Work to complete:
Draw out every line with the word "this" from the listing below.

start

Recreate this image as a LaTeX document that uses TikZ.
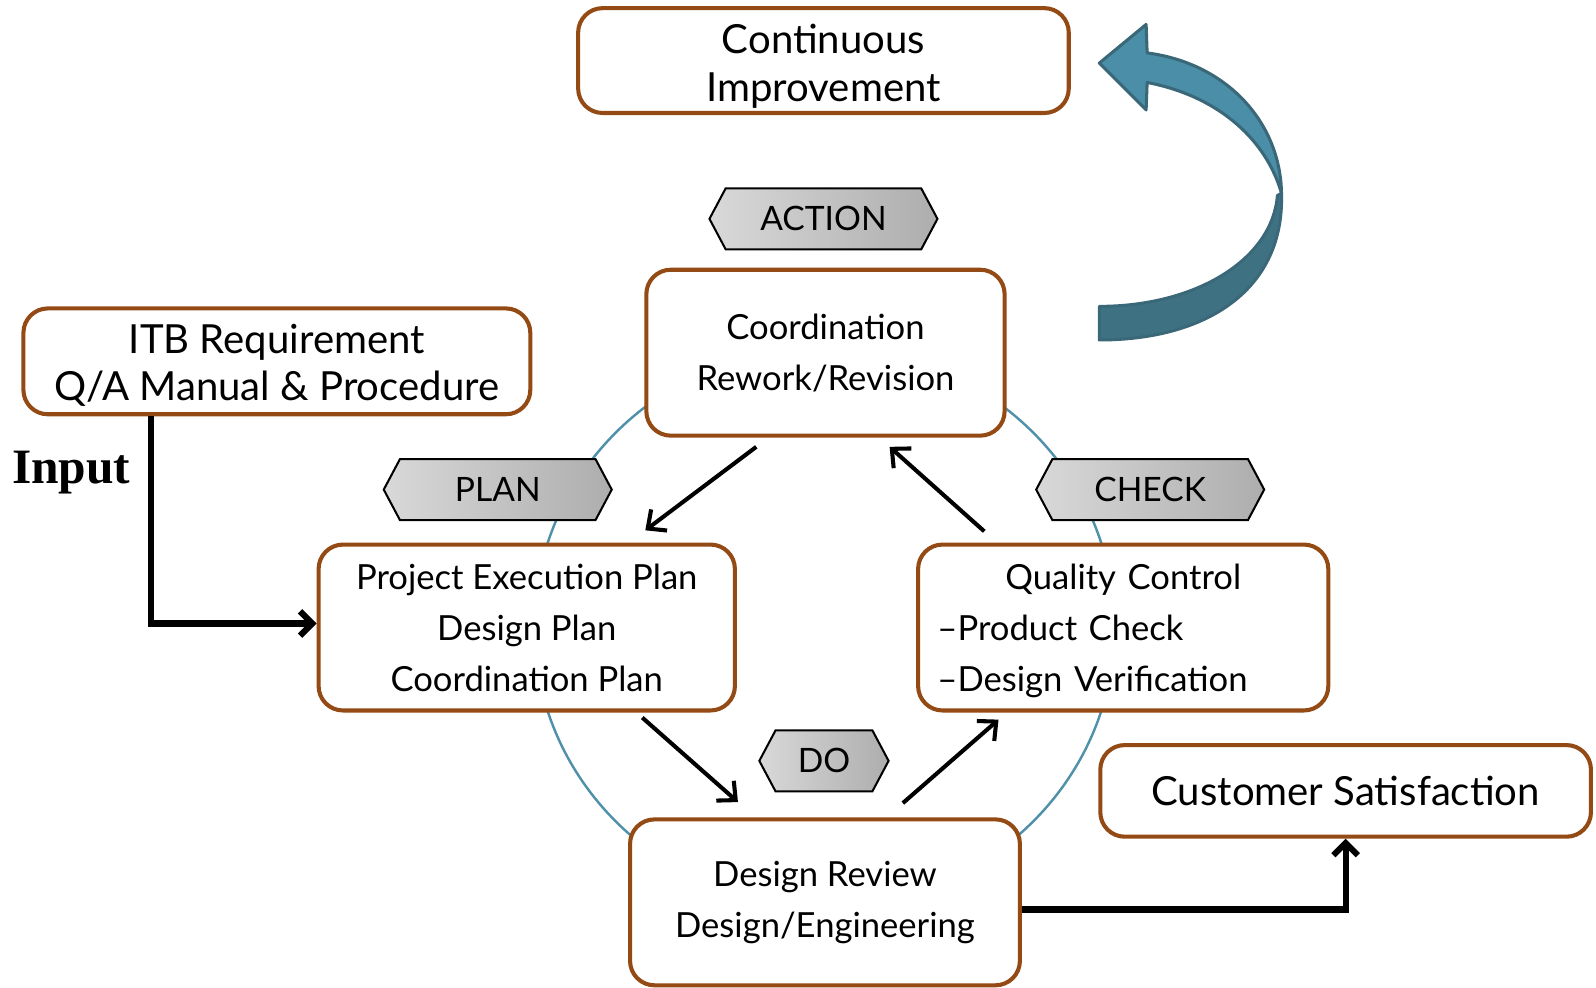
\documentclass[tikz,border=0pt]{standalone}
\usepackage{fontspec}
\setmainfont{Lato}
\newfontfamily\inputfont{Liberation Serif}
\usetikzlibrary{shapes.symbols,arrows.meta,calc}
\definecolor{boxbrown}{RGB}{148,74,20}
\definecolor{ringblue}{RGB}{80,145,170}
\definecolor{arrowblue}{RGB}{74,142,168}
\definecolor{arrowdark}{RGB}{62,114,130}
\definecolor{arrowedge}{RGB}{58,104,120}
\begin{document}
\begin{tikzpicture}[x=0.5pt,y=-0.5pt,
  pbox/.style={draw=boxbrown,line width=2pt,rounded corners=12pt,fill=white,align=center,inner sep=0pt},
  tag/.style={signal,signal to=east and west,signal pointer angle=124,draw=black,line width=1pt,
    left color=black!15,right color=black!32,minimum width=112pt,minimum height=30pt,inner sep=0pt,
    font=\fontsize{16.5}{18}\selectfont},
  arr/.style={line width=2pt,-{Straight Barb[length=7pt,width=13pt]}},
  feed/.style={line width=3pt,-{Straight Barb[length=6pt,width=12pt]}},
  bodyfont/.style={font=\fontsize{17}{25}\selectfont},
  bigfont/.style={font=\fontsize{19.7}{23.5}\selectfont}]
\useasboundingbox (0,0) rectangle (1568,970);
% ring
\draw[ringblue,line width=1.2pt] (810,616) ellipse [x radius=142.5pt,y radius=137.5pt];
% curved arrow
\draw[arrowedge,line width=1.5pt,fill=arrowdark,line join=round]
  (1259,190) .. controls (1262,285) and (1185,334) .. (1080,334)
  -- (1080,301) .. controls (1175,301) and (1250,255) .. (1255,192) -- cycle;
\draw[arrowedge,line width=1.5pt,fill=arrowblue,line join=round]
  (1127,52) .. controls (1205,62) and (1258,120) .. (1259,190)
  .. controls (1245,140) and (1200,95) .. (1127,81)
  -- (1126,108) -- (1080,62) -- (1126,24) -- cycle;
% boxes
\node[pbox,minimum width=241pt,minimum height=51.5pt,bigfont] (cont) at (809,59.5) {\rule{0pt}{20pt}Continuous\\Improvement};
\node[pbox,minimum width=249pt,minimum height=52pt,bigfont] (itb) at (272,355) {\rule{0pt}{18.3pt}ITB Requirement\\Q/A Manual \& Procedure};
\node[pbox,minimum width=176pt,minimum height=81.5pt,bodyfont] (coord) at (811,346.5) {Coordination\\Rework/Revision};
\node[pbox,minimum width=204.5pt,minimum height=81.5pt,bodyfont] (pep) at (517.5,616.5) {Project Execution Plan\\Design Plan\\Coordination Plan};
\node[pbox,minimum width=201.5pt,minimum height=81.5pt,bodyfont,align=left,text width=182.5pt] (qc) at (1103.5,616.5) {\rule{0pt}{15.5pt}\makebox[182.5pt][c]{Quality Control}\\–Product Check\\–Design Verification};
\node[pbox,minimum width=191.5pt,minimum height=81.5pt,bodyfont] (dr) at (810.5,886.5) {Design Review\\Design/Engineering};
\node[pbox,minimum width=241pt,minimum height=45pt,bigfont] (cs) at (1322,777) {Customer Satisfaction};
% tags
\node[tag] (action) at (809,215) {ACTION};
\node[tag] (plan) at (489,481) {PLAN};
\node[tag] (check) at (1130,481) {CHECK};
\node[tag,minimum width=63.5pt] (do) at (809.5,747.5) {DO};
% input label
\node[font=\inputfont\bfseries\fontsize{24.3}{28}\selectfont] (input) at (70,464) {Input};
% cycle arrows
\draw[arr] ($(coord.south west)+(110,9)$) -- ($(pep.north west)+(323,-12)$);
\draw[arr] ($(pep.south west)+(320,5)$) -- ($(dr.north west)+(108,-15)$);
\draw[arr] ($(dr.north west)+(270,-14)$) -- ($(qc.south west)+(81,7)$);
\draw[arr] ($(qc.north west)+(67,-11)$) -- ($(coord.south west)+(241,9)$);
% feed arrows
\draw[feed] ($(itb.south west)+(127,0)$) |- ($(pep.west)+(0,-4)$);
\draw[feed] ($(dr.east)+(0,7)$) -| (cs.south);
\end{tikzpicture}
\end{document}
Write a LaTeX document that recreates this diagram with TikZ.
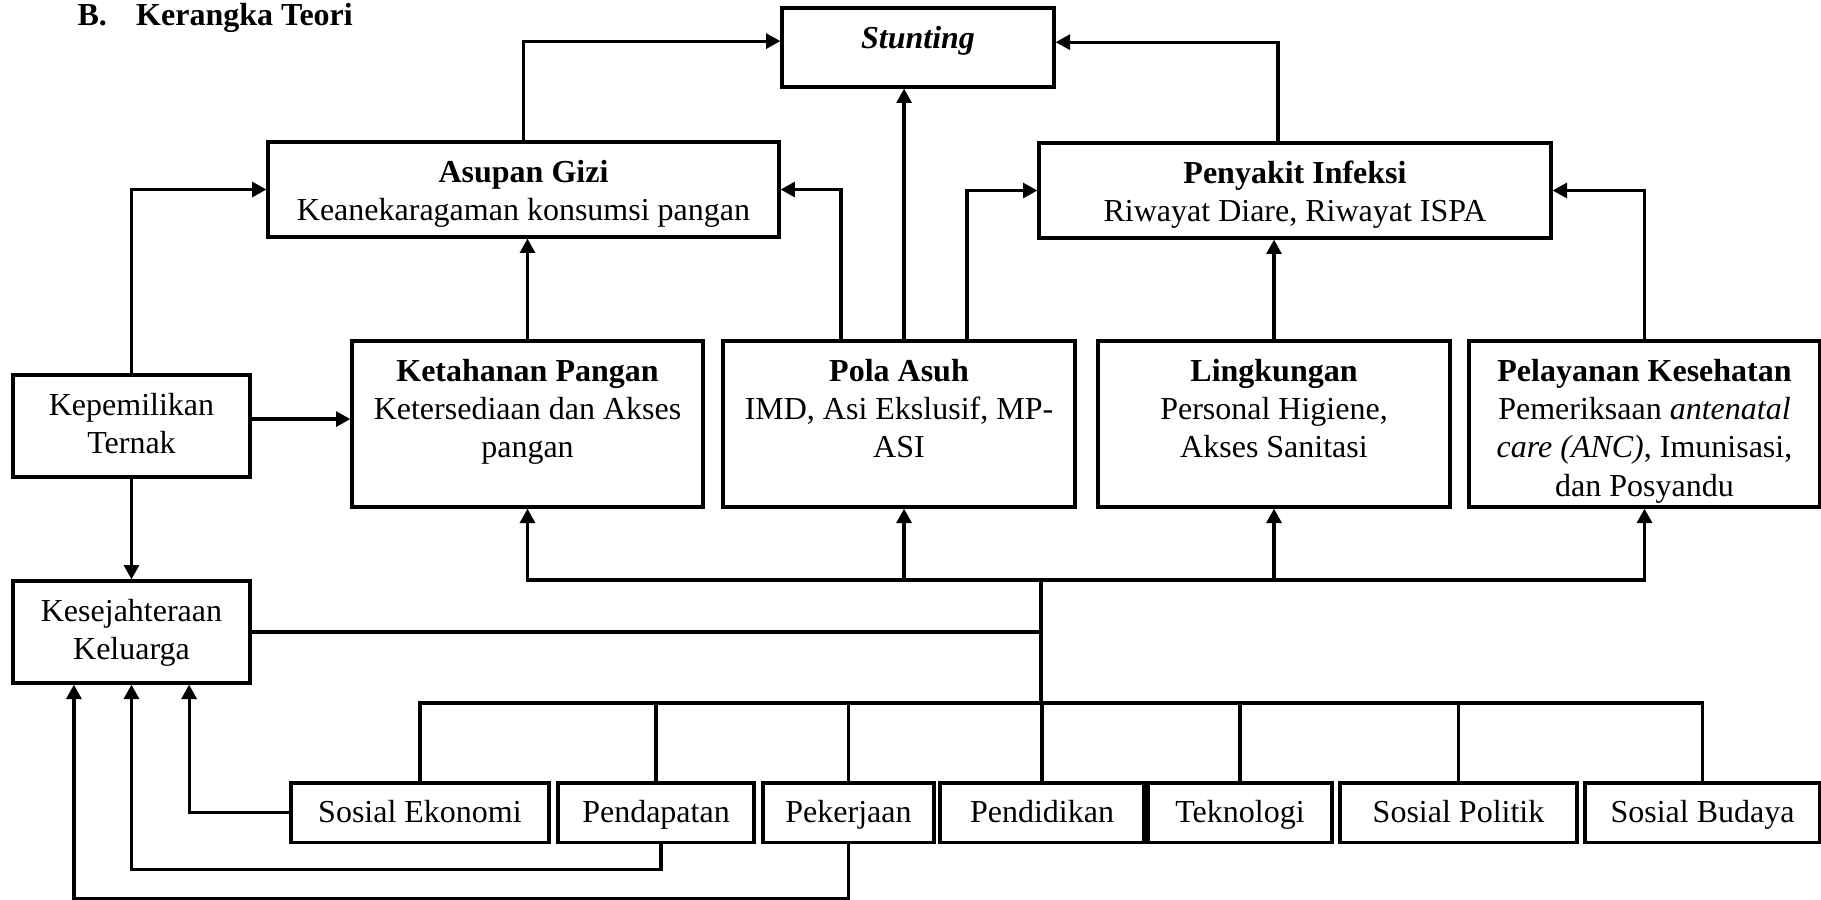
\documentclass[tikz,border=0pt]{standalone}
\usepackage{fontspec}
\setmainfont{Liberation Serif}
\usepackage{tikz}
\usetikzlibrary{arrows.meta,positioning}
\tikzset{%
  box/.style={rectangle,draw=black,line width=1.2pt,inner sep=0pt,font=\fontsize{12}{14.4}\selectfont},
  link/.style={line width=1.2pt},
  arr/.style={line width=1.2pt,-{Triangle[length=5.4pt,width=5.6pt]}}%
}
\newcommand{\cell}[3]{\parbox[c][#2][t]{#1}{\centering\rule{0pt}{15pt}#3}}

\begin{document}
\begin{tikzpicture}[x=0.375pt,y=-0.375pt]
      \useasboundingbox (0,0) rectangle (1821,899);

      \node[anchor=base west,inner sep=0pt,font=\fontsize{12}{14.4}\selectfont\bfseries] (judul) at (77,25) {B.\hspace{11pt}Kerangka Teori};

      \node[box] (stunting) at (918,47.5) {\cell{102pt}{29.6pt}{\textbf{\textit{Stunting}}}};
      \node[box] (asupan) at (523.5,189.5) {\cell{191.6pt}{35.6pt}{\textbf{Asupan Gizi}\\Keanekaragaman konsumsi pangan}};
      \node[box] (penyakit) at (1295,190.5) {\cell{192pt}{35.6pt}{\textbf{Penyakit Infeksi}\\Riwayat Diare, Riwayat ISPA}};

      \node[box] (kepemilikan) at (131.5,426) {\cell{88.9pt}{38.25pt}{Kepemilikan\\Ternak}};
      \node[box] (kesejahteraan) at (131.5,632) {\cell{88.9pt}{38.25pt}{Kesejahteraan\\Keluarga}};

      \node[box] (ketahanan) at (527.5,424) {\cell{131.6pt}{62.25pt}{\textbf{Ketahanan Pangan}\\Ketersediaan dan Akses\\pangan}};
      \node[box] (pola) at (899,424) {\cell{132pt}{62.25pt}{\textbf{Pola Asuh}\\IMD, Asi Ekslusif, MP-\\ASI}};
      \node[box] (lingkungan) at (1274,424) {\cell{132pt}{62.25pt}{\textbf{Lingkungan}\\Personal Higiene,\\Akses Sanitasi}};
      \node[box] (pelayanan) at (1644.5,424) {\cell{131.6pt}{62.25pt}{\textbf{Pelayanan Kesehatan}\\Pemeriksaan \textit{antenatal}\\\textit{care (ANC)}, Imunisasi,\\dan Posyandu}};

      \node[box] (sosial_ekonomi) at (420,812.5) {\cell{96.75pt}{22.2pt}{Sosial Ekonomi}};
      \node[box] (pendapatan) at (656,812.5) {\cell{73.5pt}{22.2pt}{Pendapatan}};
      \node[box] (pekerjaan) at (848.5,812.5) {\cell{64.1pt}{22.2pt}{Pekerjaan}};
      \node[box] (pendidikan) at (1042,812.5) {\cell{76.5pt}{22.2pt}{Pendidikan}};
      \node[box] (teknologi) at (1240,812.5) {\cell{69pt}{22.2pt}{Teknologi}};
      \node[box] (sosial_politik) at (1458.5,812.5) {\cell{88.9pt}{22.2pt}{Sosial Politik}};
      \node[box] (sosial_budaya) at (1702.5,812.5) {\cell{88.1pt}{22.2pt}{Sosial Budaya}};

      % ke stunting
      \coordinate (pola_up) at ([xshift=1.9pt]pola.north);
      \coordinate (pola_in) at ([xshift=1.9pt]pola.south);
      \draw[arr] (asupan.north) |- ([yshift=2.4pt]stunting.west);
      \draw[arr] ([xshift=-6.4pt]penyakit.north) |- ([yshift=2pt]stunting.east);
      \path (pola_up) edge[arr] (pola_up |- stunting.south);

      % ke asupan gizi dan penyakit infeksi
      \draw[arr] ([xshift=-21.75pt]pola.north) |- (asupan.east);
      \draw[arr] ([xshift=25.5pt]pola.north) |- (penyakit.west);
      \path (ketahanan.north) edge[arr] (ketahanan.north |- asupan.south)
            (lingkungan.north) edge[arr] (lingkungan.north |- penyakit.south);
      \draw[arr] (pelayanan.north) |- (penyakit.east);

      % kepemilikan ternak
      \coordinate (ternak_out) at ([yshift=2.6pt]kepemilikan.east);
      \draw[arr] (kepemilikan.north) |- (asupan.west);
      \path (ternak_out) edge[arr] (ternak_out -| ketahanan.west)
            (kepemilikan.south) edge[arr] (kesejahteraan.north);

      % faktor tidak langsung
      \coordinate (hub_top) at (1041,580);
      \coordinate (hub_low) at (1041,703);
      \draw[link] (hub_low) -- (hub_top);
      \draw[link] (kesejahteraan.east) -- (kesejahteraan.east -| hub_top);
      \foreach \n in {ketahanan,lingkungan,pelayanan}
        \draw[arr] (hub_top) -| (\n.south);
      \draw[arr] (hub_top) -| (pola_in);
      \foreach \n in {sosial_ekonomi,pendapatan,pekerjaan,pendidikan,teknologi,sosial_politik,sosial_budaya}
        \draw[link] (\n.north) |- (hub_low);

      % ke kesejahteraan keluarga
      \draw[arr] (sosial_ekonomi.west) -| ([xshift=21.6pt]kesejahteraan.south);
      \draw[arr] ([xshift=1.9pt]pendapatan.south) -- ++(0,26) -| (kesejahteraan.south);
      \draw[arr] (pekerjaan.south) -- ++(0,55) -| ([xshift=-21.6pt]kesejahteraan.south);
    \end{tikzpicture}
\end{document}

end

Full output:
Recreate this image as a LaTeX document that uses TikZ.
Write a LaTeX document that recreates this diagram with TikZ.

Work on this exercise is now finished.